SUPPLIED DATA »
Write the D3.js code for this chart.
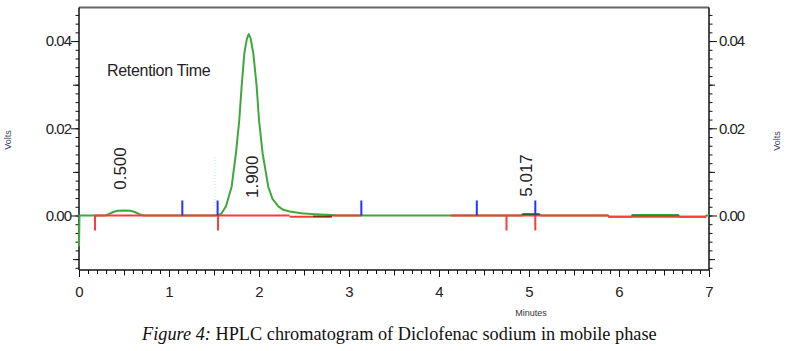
<!DOCTYPE html>
<html>
<head>
<meta charset="utf-8">
<script src="https://cdn.jsdelivr.net/npm/d3@7"></script>
<style>
  html, body { margin: 0; padding: 0; background: #fff; }
  svg { display: block; }
  text { font-family: "Liberation Sans", Arial, sans-serif; }
</style>
</head>
<body>
<svg id="chart" width="792" height="351"></svg>
<script>
// ---- data ----
const traceTime  = [0, 0.005, 0.17, 0.29, 0.33, 0.38, 0.43, 0.5, 0.57, 0.62, 0.67, 0.72, 1.50, 1.55, 1.585, 1.633, 1.696, 1.744, 1.781, 1.807, 1.837, 1.865, 1.886, 1.905, 1.937, 1.974, 2.0, 2.04, 2.103, 2.15, 2.215, 2.27, 2.34, 2.47, 2.62, 2.81, 2.85, 4.92, 4.95, 5.10, 5.14, 5.88, 5.89, 6.14, 6.15, 6.66, 6.67, 6.96, 6.97, 7.0];
const traceVolts = [-0.0071, 0, 0, 0, 0.0003, 0.0008, 0.00110, 0.00115, 0.00110, 0.0008, 0.0003, 0, 0, 0.0001, 0.0005, 0.0021, 0.0066, 0.0143, 0.0219, 0.0296, 0.0372, 0.0405, 0.0416, 0.0408, 0.0372, 0.0296, 0.0219, 0.0143, 0.0066, 0.0038, 0.0021, 0.0013, 0.0009, 0.0005, 0.0003, 0.0001, 0, 0, 0.0003, 0.0003, 0, 0, -0.0003, -0.0003, 0.0001, 0.0001, -0.0003, -0.0003, 0, 0];

const baselineStart = [0.17, 2.34, 2.81, 4.13, 5.88];
const baselineEnd   = [2.34, 2.81, 3.14, 5.88, 6.97];
const baselineLevel = [0, -0.0003, 0, 0, -0.0003];

const eventStarts = [1.148, 1.54, 3.137, 4.42, 5.07];   // blue marks
const eventEnds   = [0.178, 1.545, 4.75, 5.07];         // red marks

const peakLabels = ["0.500", "1.900", "5.017"];
const peakLabelTime  = [0.456, 1.922, 4.967];
const peakLabelVolts = [0.0059, 0.0040, 0.0043];

const xTickLabels = [0, 1, 2, 3, 4, 5, 6, 7];
const yTickLabels = [0.00, 0.02, 0.04];

const annotation = "Retention Time";
const xTitle = "Minutes";
const yTitle = "Volts";
const captionItalic = "Figure 4:";
const captionRest = " HPLC chromatogram of Diclofenac sodium in mobile phase";

// ---- chart ----
const svg = d3.select("#chart");
const x = d3.scaleLinear().domain([0, 7]).range([79, 709]);
const y = d3.scaleLinear().domain([-0.0125, 0.0477]).range([270, 7.5]);
const [x0, x1] = x.range();
const [yb, yt] = y.range();

const textCol = "#222";

// minor / medium / major ticks
const yMinor = d3.range(-12, 47, 2).map(d => d / 1000);
const yMed = [-0.01, 0.01, 0.03];
const xMinor = d3.range(0, 71).map(d => d / 10);
const xMed = d3.range(0, 7).map(d => d + 0.5);

function styleAxis(g) {
  g.select(".domain").remove();
  g.selectAll(".tick line").attr("stroke", "#111").attr("stroke-width", 1);
  g.selectAll(".tick text").attr("fill", textCol).style("font-size", "15px").style("letter-spacing", "-1px");
}

// left
const gl = svg.append("g").attr("transform", `translate(${x0},0)`);
gl.append("g").call(d3.axisLeft(y).tickValues(yMinor).tickSize(3.5).tickFormat("")).call(styleAxis);
gl.append("g").call(d3.axisLeft(y).tickValues(yMed).tickSize(6).tickFormat("")).call(styleAxis);
gl.append("g").call(d3.axisLeft(y).tickValues(yTickLabels).tickSize(8).tickPadding(0).tickFormat(d3.format(".2f"))).call(styleAxis);

// right
const gr = svg.append("g").attr("transform", `translate(${x1},0)`);
gr.append("g").call(d3.axisRight(y).tickValues(yMinor).tickSize(3.5).tickFormat("")).call(styleAxis);
gr.append("g").call(d3.axisRight(y).tickValues(yMed).tickSize(6).tickFormat("")).call(styleAxis);
gr.append("g").call(d3.axisRight(y).tickValues(yTickLabels).tickSize(8).tickPadding(2).tickFormat(d3.format(".2f"))).call(styleAxis);

// bottom
const gb = svg.append("g").attr("transform", `translate(0,${yb})`);
gb.append("g").call(d3.axisBottom(x).tickValues(xMinor).tickSize(4).tickFormat("")).call(styleAxis);
gb.append("g").call(d3.axisBottom(x).tickValues(xMed).tickSize(5.5).tickFormat("")).call(styleAxis);
gb.append("g").call(d3.axisBottom(x).tickValues(xTickLabels).tickSize(7).tickPadding(9.5).tickFormat(d3.format("d"))).call(styleAxis);
gb.selectAll(".tick text").style("letter-spacing", "0px");

// frame
svg.append("line").attr("x1", x0).attr("x2", x1).attr("y1", yt).attr("y2", yt).attr("stroke", "#666").attr("stroke-width", 2);
svg.append("line").attr("x1", x0).attr("x2", x0).attr("y1", yt).attr("y2", yb).attr("stroke", "#111").attr("stroke-width", 1.5);
svg.append("line").attr("x1", x1).attr("x2", x1).attr("y1", yt).attr("y2", yb).attr("stroke", "#111").attr("stroke-width", 1.5);
svg.append("line").attr("x1", x0).attr("x2", x1).attr("y1", yb).attr("y2", yb).attr("stroke", "#111").attr("stroke-width", 1.5);

// faint dotted cyan marker
svg.append("line")
  .attr("x1", x(1.51)).attr("x2", x(1.51))
  .attr("y1", y(0.0134)).attr("y2", y(0.002))
  .attr("stroke", "#bfe6ee").attr("stroke-width", 1).attr("stroke-dasharray", "1,2");

// trace
const trace = traceTime.map((t, i) => [t, traceVolts[i]]);
svg.append("path")
  .datum(trace)
  .attr("fill", "none")
  .attr("stroke", "#3ea83e")
  .attr("stroke-width", 2)
  .attr("stroke-linejoin", "round")
  .attr("d", d3.line().x(d => x(d[0])).y(d => y(d[1])));

// baseline segments
svg.append("g").selectAll("line").data(baselineStart).join("line")
  .attr("x1", (d) => x(d)).attr("x2", (d, i) => x(baselineEnd[i]))
  .attr("y1", (d, i) => y(baselineLevel[i])).attr("y2", (d, i) => y(baselineLevel[i]))
  .attr("stroke", "#ff3b3b").attr("stroke-width", 2);

// dark overlays where trace sits on baseline
svg.append("line").attr("x1", x(2.6)).attr("x2", x(2.81)).attr("y1", y(-0.0002)).attr("y2", y(-0.0002))
  .attr("stroke", "#8a2a10").attr("stroke-width", 1.5);
svg.append("line").attr("x1", x(4.92)).attr("x2", x(5.12)).attr("y1", y(0.0003)).attr("y2", y(0.0003))
  .attr("stroke", "#2a5a1a").attr("stroke-width", 1.5);
svg.append("line").attr("x1", x(6.14)).attr("x2", x(6.66)).attr("y1", y(0.0)).attr("y2", y(0.0))
  .attr("stroke", "#2f8a2f").attr("stroke-width", 1.5);

// event marks
svg.append("g").selectAll("line").data(eventEnds).join("line")
  .attr("x1", d => x(d)).attr("x2", d => x(d))
  .attr("y1", y(0)).attr("y2", y(0) + 15)
  .attr("stroke", "#ff3b3b").attr("stroke-width", 2);
svg.append("g").selectAll("line").data(eventStarts).join("line")
  .attr("x1", d => x(d)).attr("x2", d => x(d))
  .attr("y1", y(0)).attr("y2", y(0) - 15)
  .attr("stroke", "#2233ff").attr("stroke-width", 2);

// peak labels
svg.append("g").selectAll("text").data(peakLabels).join("text")
  .attr("transform", (d, i) => `translate(${x(peakLabelTime[i])},${y(peakLabelVolts[i])}) rotate(-90)`)
  .attr("dy", "0.36em")
  .attr("text-anchor", "start")
  .attr("fill", textCol)
  .style("font-size", "17px")
  .text(d => d);

// annotation
svg.append("text").attr("x", 107).attr("y", 76).attr("fill", textCol)
  .style("font-size", "16px").style("letter-spacing", "-0.3px").text(annotation);

// axis titles
svg.append("text").attr("transform", "translate(11,140) rotate(-90)").attr("text-anchor", "middle")
  .attr("fill", "#3a3f66").style("font-size", "9px").text(yTitle);
svg.append("text").attr("transform", "translate(780,141) rotate(-90)").attr("text-anchor", "middle")
  .attr("fill", "#3a3f66").style("font-size", "9px").text(yTitle);
svg.append("text").attr("x", 531).attr("y", 316).attr("text-anchor", "middle")
  .attr("fill", "#333").style("font-size", "9px").text(xTitle);

// caption
const cap = svg.append("text").attr("x", 142).attr("y", 340).attr("fill", "#111")
  .style("font-family", "'Liberation Serif', 'Times New Roman', serif").style("font-size", "17px");
cap.append("tspan").style("font-style", "italic").text(captionItalic);
cap.append("tspan").text(captionRest);
const w = cap.node().getComputedTextLength();
cap.style("font-size", (17 * 515 / w).toFixed(2) + "px");
</script>
</body>
</html>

EXERCISE » Without the pictures, return the listing above from its first line through the line that has "const peakLabelVolts = [0.0059, 0.0040, 0.0043];".

COMPLETED EXERCISE »
Write the D3.js code for this chart.
<!DOCTYPE html>
<html>
<head>
<meta charset="utf-8">
<script src="https://cdn.jsdelivr.net/npm/d3@7"></script>
<style>
  html, body { margin: 0; padding: 0; background: #fff; }
  svg { display: block; }
  text { font-family: "Liberation Sans", Arial, sans-serif; }
</style>
</head>
<body>
<svg id="chart" width="792" height="351"></svg>
<script>
// ---- data ----
const traceTime  = [0, 0.005, 0.17, 0.29, 0.33, 0.38, 0.43, 0.5, 0.57, 0.62, 0.67, 0.72, 1.50, 1.55, 1.585, 1.633, 1.696, 1.744, 1.781, 1.807, 1.837, 1.865, 1.886, 1.905, 1.937, 1.974, 2.0, 2.04, 2.103, 2.15, 2.215, 2.27, 2.34, 2.47, 2.62, 2.81, 2.85, 4.92, 4.95, 5.10, 5.14, 5.88, 5.89, 6.14, 6.15, 6.66, 6.67, 6.96, 6.97, 7.0];
const traceVolts = [-0.0071, 0, 0, 0, 0.0003, 0.0008, 0.00110, 0.00115, 0.00110, 0.0008, 0.0003, 0, 0, 0.0001, 0.0005, 0.0021, 0.0066, 0.0143, 0.0219, 0.0296, 0.0372, 0.0405, 0.0416, 0.0408, 0.0372, 0.0296, 0.0219, 0.0143, 0.0066, 0.0038, 0.0021, 0.0013, 0.0009, 0.0005, 0.0003, 0.0001, 0, 0, 0.0003, 0.0003, 0, 0, -0.0003, -0.0003, 0.0001, 0.0001, -0.0003, -0.0003, 0, 0];

const baselineStart = [0.17, 2.34, 2.81, 4.13, 5.88];
const baselineEnd   = [2.34, 2.81, 3.14, 5.88, 6.97];
const baselineLevel = [0, -0.0003, 0, 0, -0.0003];

const eventStarts = [1.148, 1.54, 3.137, 4.42, 5.07];   // blue marks
const eventEnds   = [0.178, 1.545, 4.75, 5.07];         // red marks

const peakLabels = ["0.500", "1.900", "5.017"];
const peakLabelTime  = [0.456, 1.922, 4.967];
const peakLabelVolts = [0.0059, 0.0040, 0.0043];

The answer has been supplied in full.